For some, the only communication with the body is old, programmed and very unkind. For most, these are deeply ingrained habits further deepened by our perpetual screen time. (The disconnectedness resulting from all our ‘connectedness.’) A yoga student once shared a story about the day she realized she was her own worst enemy. In a moment of clarity, she heard herself speak to her body more unkindly and more harshly than anyone else in her life. As she tuned into her beliefs about her body and appearance, she knew she would never allow someone so speak to her (or to anyone) in the way she mentally spoke to herself.

So how do we reconnect with the body, become aware of our inner dialog, learn the body’s language and develop a healthy dialog with kind and caring responses?  For me, the answer is Yoga.  Yoga is part of my triple braided cord of authentic living, what I call YES – Yoga Expression Spirit. Yoga provides a space and the tools to listen and respond.

While the definition of yoga may differ widely based on the school of thought or discipline, the following definition serves me well:

‘Yoga – A science for living well, bringing mind, body and

breath together in the present moment.’

The YES wheel - Yoga

Yoga continues to provide me with powerful tools to deepen my relationship with my body. Each time I step on my mat, I experience what I have come to know as the two sides of myself. Early on, as I developed a yoga practice, I became aware of my frustration and even shame with my right side, the weakness, deformity and limitations of my hip and leg.
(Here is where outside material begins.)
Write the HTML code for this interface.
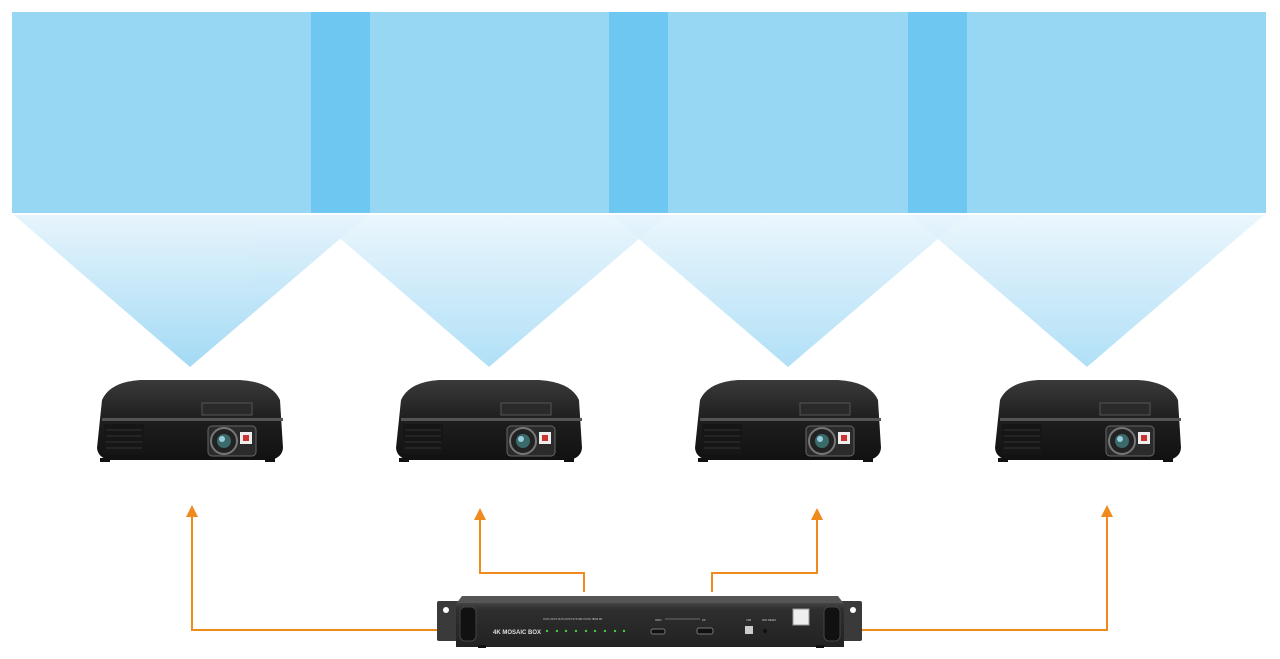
<!DOCTYPE html>
<html><head><meta charset="utf-8"><style>
html,body{margin:0;padding:0;background:#fff;width:1280px;height:659px;overflow:hidden;font-family:"Liberation Sans",sans-serif}
</style></head><body>
<svg width="1280" height="659" viewBox="0 0 1280 659" xmlns="http://www.w3.org/2000/svg">
<defs>
<linearGradient id="tri" x1="0" y1="0" x2="0" y2="1">
<stop offset="0" stop-color="#e6f4fc"/><stop offset="1" stop-color="#9ed8f4"/>
</linearGradient>
<linearGradient id="pj" x1="0" y1="0" x2="0" y2="1">
<stop offset="0" stop-color="#3a3a3a"/><stop offset="0.5" stop-color="#1e1e1e"/><stop offset="1" stop-color="#111"/>
</linearGradient>
<linearGradient id="bx" x1="0" y1="0" x2="0" y2="1">
<stop offset="0" stop-color="#444"/><stop offset="0.15" stop-color="#2e2e2e"/><stop offset="1" stop-color="#222"/>
</linearGradient>
<g id="proj">
<path d="M-88,12 Q-80,-6 -50,-8 L50,-8 Q82,-6 90,12 L93,60 Q92,70 80,72 L-80,72 Q-92,70 -93,60 Z" fill="url(#pj)"/>
<rect x="-88" y="30" width="181" height="3" fill="#555"/>
<rect x="12" y="15" width="50" height="12" fill="#2a2a2a" stroke="#555" stroke-width="1"/>
<rect x="-86" y="36" width="40" height="30" fill="#161616"/>
<g stroke="#333" stroke-width="1">
<line x1="-84" y1="42" x2="-48" y2="42"/><line x1="-84" y1="48" x2="-48" y2="48"/><line x1="-84" y1="54" x2="-48" y2="54"/><line x1="-84" y1="60" x2="-48" y2="60"/>
</g>
<rect x="18" y="38" width="48" height="30" rx="4" fill="#2b2b2b" stroke="#666"/>
<circle cx="34" cy="53" r="13" fill="#222" stroke="#777" stroke-width="2"/>
<circle cx="34" cy="53" r="7" fill="#3a6a6a"/>
<circle cx="32" cy="51" r="3" fill="#9cd"/>
<rect x="50" y="44" width="12" height="12" fill="#eee"/>
<rect x="53" y="47" width="6" height="6" fill="#c33"/>
<rect x="-90" y="70" width="10" height="4" fill="#111"/><rect x="75" y="70" width="10" height="4" fill="#111"/>
</g>
</defs>

<!-- screens -->
<rect x="12" y="12" width="1254" height="201" fill="#97d7f4"/>
<rect x="311" y="12" width="59" height="201" fill="#6dc7f0"/>
<rect x="609" y="12" width="59" height="201" fill="#6dc7f0"/>
<rect x="908" y="12" width="59" height="201" fill="#6dc7f0"/>

<!-- beams -->
<g opacity="0.95">
<polygon points="14,215 368,215 190,367" fill="url(#tri)"/>
<polygon points="313,215 667,215 489,367" fill="url(#tri)" opacity="0.85"/>
<polygon points="611,215 966,215 788,367" fill="url(#tri)" opacity="0.85"/>
<polygon points="910,215 1264,215 1087,367" fill="url(#tri)" opacity="0.85"/>
</g>

<use href="#proj" x="190" y="388"/>
<use href="#proj" x="489" y="388"/>
<use href="#proj" x="788" y="388"/>
<use href="#proj" x="1088" y="388"/>

<!-- connectors -->
<g fill="none" stroke="#f08a1c" stroke-width="2">
<polyline points="440,630 192,630 192,516"/>
<polyline points="584,592 584,573 480,573 480,518"/>
<polyline points="712,592 712,573 817,573 817,518"/>
<polyline points="860,630 1107,630 1107,516"/>
</g>
<g fill="#f08a1c">
<polygon points="192,505 186,517 198,517"/>
<polygon points="480,508 474,520 486,520"/>
<polygon points="817,508 811,520 823,520"/>
<polygon points="1107,505 1101,517 1113,517"/>
</g>

<!-- mosaic box -->
<rect x="437" y="601" width="425" height="40" rx="2" fill="#3a3a3a"/>
<circle cx="446" cy="610" r="3" fill="#fff"/><circle cx="853" cy="610" r="3" fill="#fff"/>
<polygon points="462,596 838,596 844,604 456,604" fill="#555"/>
<rect x="456" y="603" width="388" height="44" fill="url(#bx)"/>
<rect x="460" y="607" width="16" height="34" rx="5" fill="#111" stroke="#444"/>
<rect x="824" y="607" width="16" height="34" rx="5" fill="#111" stroke="#444"/>
<text x="493" y="634" font-size="6" fill="#ddd" font-weight="bold">4K MOSAIC BOX</text>
<g font-size="2.5" fill="#ccc">
<text x="543" y="620">OUT1 OUT2 OUT3 OUT4 SYS WIFI SYNC HDMI DP</text>
<text x="655" y="621">HDMI</text><text x="702" y="621">DP</text><text x="746" y="621">USB</text><text x="762" y="621">WIFI RESET</text>
</g>
<g fill="#4c4">
<circle cx="547" cy="631" r="1.2"/><circle cx="557" cy="631" r="1.2"/><circle cx="566" cy="631" r="1.2"/><circle cx="576" cy="631" r="1.2"/><circle cx="586" cy="631" r="1.2"/><circle cx="595" cy="631" r="1.2"/><circle cx="605" cy="631" r="1.2"/><circle cx="615" cy="631" r="1.2"/><circle cx="624" cy="631" r="1.2"/>
</g>
<line x1="665" y1="619" x2="700" y2="619" stroke="#aaa" stroke-width="0.6"/>
<rect x="651" y="629" width="14" height="5" rx="2" fill="#111" stroke="#777"/>
<rect x="697" y="628" width="16" height="6" rx="2" fill="#111" stroke="#777"/>
<rect x="745" y="626" width="8" height="8" fill="#ccc"/>
<circle cx="765" cy="631" r="2" fill="#111"/>
<rect x="793" y="609" width="16" height="16" fill="#eee" stroke="#999"/>
<rect x="478" y="645" width="8" height="3" fill="#111"/><rect x="816" y="645" width="8" height="3" fill="#111"/>
</svg>
</body></html>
I also became aware of the great pride I felt about the strength of my left side which had compensated for the other side all of my life, muscular, flexible and adept. On my mat I became aware that this dichotomy was not only physically visible, it spilled over into the way I saw myself and the world.

Off the yoga mat and out in the world, I began to notice how I used my hip as was currency. I had repeated the story of my hip surgeries and years of body casts thousands of times to impress, for sympathy and as an excuse. My ‘hip saga’ was a string I plucked often, a song I knew well. I consciously and unconsciously used it to my advantage.

On my mat, I began to hear the loud persistent inner dialog, my inner ping-pong between left and right, anger and pride. With time, I became fluent in this language, becoming consciously aware of signals that had been unconsciously present but unnoticed for most of my life. My yoga practice became a learning laboratory and the perfect practice space for a developing a collaborative and kind relationship between my body and my mind.

As I continued my yoga experience, my old patterns became hugely evident and painfully unavoidable. My old story no longer rang true and it was evident that it was keeping me stuck. The currency didn’t spend like it used to and was far less satisfying. This deeper awareness called for something new. The tools of yoga provided me with awareness as well as kind and thoughtful physical responses to what my body really needed.

With awareness, inner fluency and yoga postures as tools, I continue daily to transform my inner and outer worlds by unifying my body and mind, by weaving together the two inner sides of myself, by releasing the old stories and by learning new responses to my body’s pressing needs. As a result, I feel healthy and alive!

Are you ready to reconnect with your body? Is it time to become fluent in your inner native tongue? Does your tool-kit have room for some tools for body-mind alignment? Are you ready to begin?